23.4.18

The bus.

Habíamos decidido viajar a la capital para mi cumpleaños. Queríamos cambiar de ambiente, sobretodo yo que tenía miedo de vivir mi primer cumpleaños fuera del país, con el invierno todavía a flor de piel y con una calladita malparidez existencial asomándose por la ventana, como siempre.

Tuvimos un viaje tranquilo en tren desde la noche del 2 de marzo hasta la capital. No tomamos alcohol, hablamos de política y me entregaron mis bonitos regalos. Todo bonito y todo bello hasta el momento. Llegamos en la mañana del 3 de marzo y, conociéndome como me conozco, que me entretengo a veces con una simple mosca, decidí que escogieran por mí todo. El plan, el almuerzo, la salida, la bebida... simplemente todo. Dejé que me consintieran. Llegó la noche, salimos a comer a tomar, bailar, escuchamos buena música, salimos de un bar a otro y la noche seguía su curso. Normal.

Luego, la cantidad de alcohol ya se me hizo bien absurda y decidí que tenía que para o iba a vomitar. Lo sabía. Y nuestra amiga A. ya había desaparecido de la pista de baile y no podía dejar de pensar que ella era ya la primera en ir al baño a descargarse. Fui a buscarla y la encontré como a todas las mujeres en el baño: retocándose el maquillaje frente al espejo. Qué alivio. Hablamos un rato antes de salir y gracias a ese chitchat llamamos la atención de otra mujer que estaba ahí. Se presentó, nos dijo que era profesora de inglés, que trabajaba en China y que estaba el fin de semana de visita porque su esposo trabaja en la capital. Cómo me encantan esos encuentros tan random que se dan. La señora (de quien no recuerdo el nombre) fue muy amable y nos dejó continuar con nuestra charla, a A. y a mí.  
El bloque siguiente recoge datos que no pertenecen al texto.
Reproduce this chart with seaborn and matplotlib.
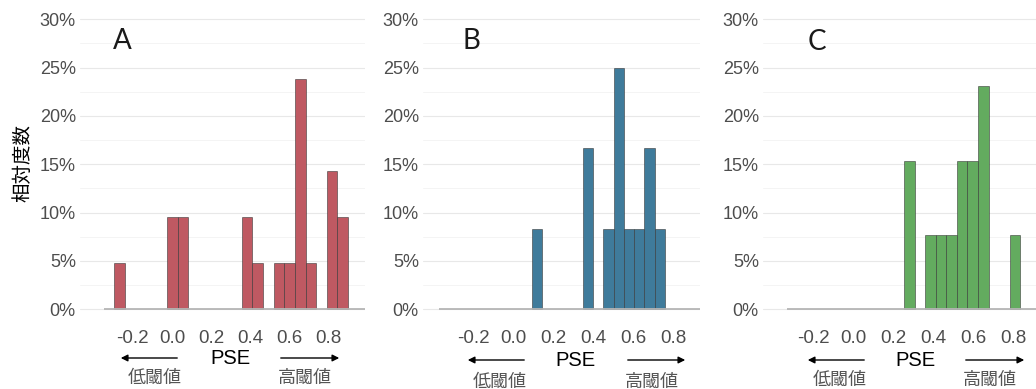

Volvimos a bailar, nos divertimos y en eso estábamos, en nuestra celebración. Punto. De vez en cuando llamábamos la atención de la gente alrededor simplemente porque no seguíamos ningún paso en particular, sólo nos dejábamos llevar por la música. En un momento, decidí que ya no quería seguir allá, le dije a mi esposo y así, sin más, nos empezamos a despedir. 

La señora que conocimos en el baño nos vio y se acercó a la pista, le dije que nos íbamos, preguntó por mi nombre de nuevo y sin pedirlo, sin darme explicaciones, sin nada, simplemente me dijo: Stop being like that. Show you're a diva. Show you're worth it. Stop going around like [y hace ahí como cualquier persona tímida haría al llegar a un nuevo lugar]. Believe in yourself. Se despide y ya.
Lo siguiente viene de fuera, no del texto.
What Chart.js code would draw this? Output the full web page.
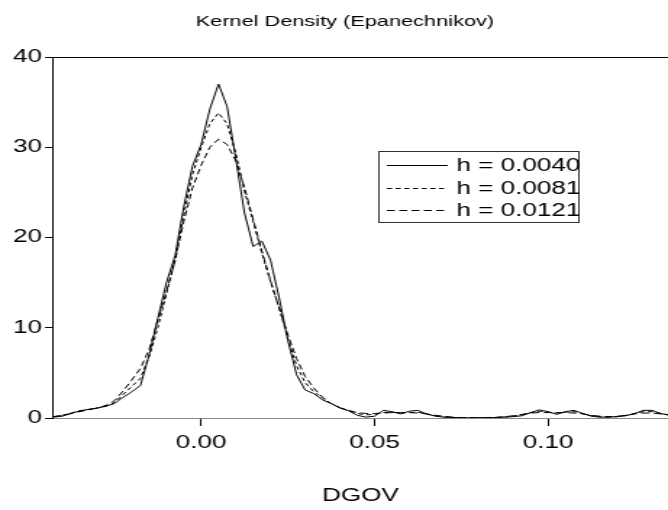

Así. Durante una semana esta señora me jodió el pensamiento porque no pude entender cómo alguien tan ajeno a mi, alguien que conocí en un baño de un bar es capaz de leerme de esa manera y decirme eso. Sobretodo eso, CAPAZ DE LEERME. Porque sé que muchas veces he vendido la idea de creerme el cuento de quien soy, y la gente cree que soy una persona segura de sí misma. Pero esta señora NO se comió el cuento y me lo dijo, cual si fuera mi regalo de cumpleaños, porque era justo lo que necesitaba escuchar.

Y escribo sobre eso hasta ahora porque desde mi cumpleaños hasta el día de hoy, he tenido días buenos y malos, y sé que los días malos los llamo así cuando en particular siento que me odio un poquito mucho por lo que hago o dejo de hacer. Por lo mediocre y aburrida que soy en muchísimas ocasiones. Por creer que no puedo hacerlo mejor, que sólo puedo hacerlo así: mediocremente, porque eso de ser grande, eso no es para mí. Pero es que luego se me olvida que tengo millones de oportunidades para aprender, que no tengo 90 años y estoy condenada a simplemente esperar mi muerte. Que todavía sigo aprendiendo (y que de seguro, cuando tenga 90, algo más tendré que aprender) y que no estoy acabada. No estoy limitada.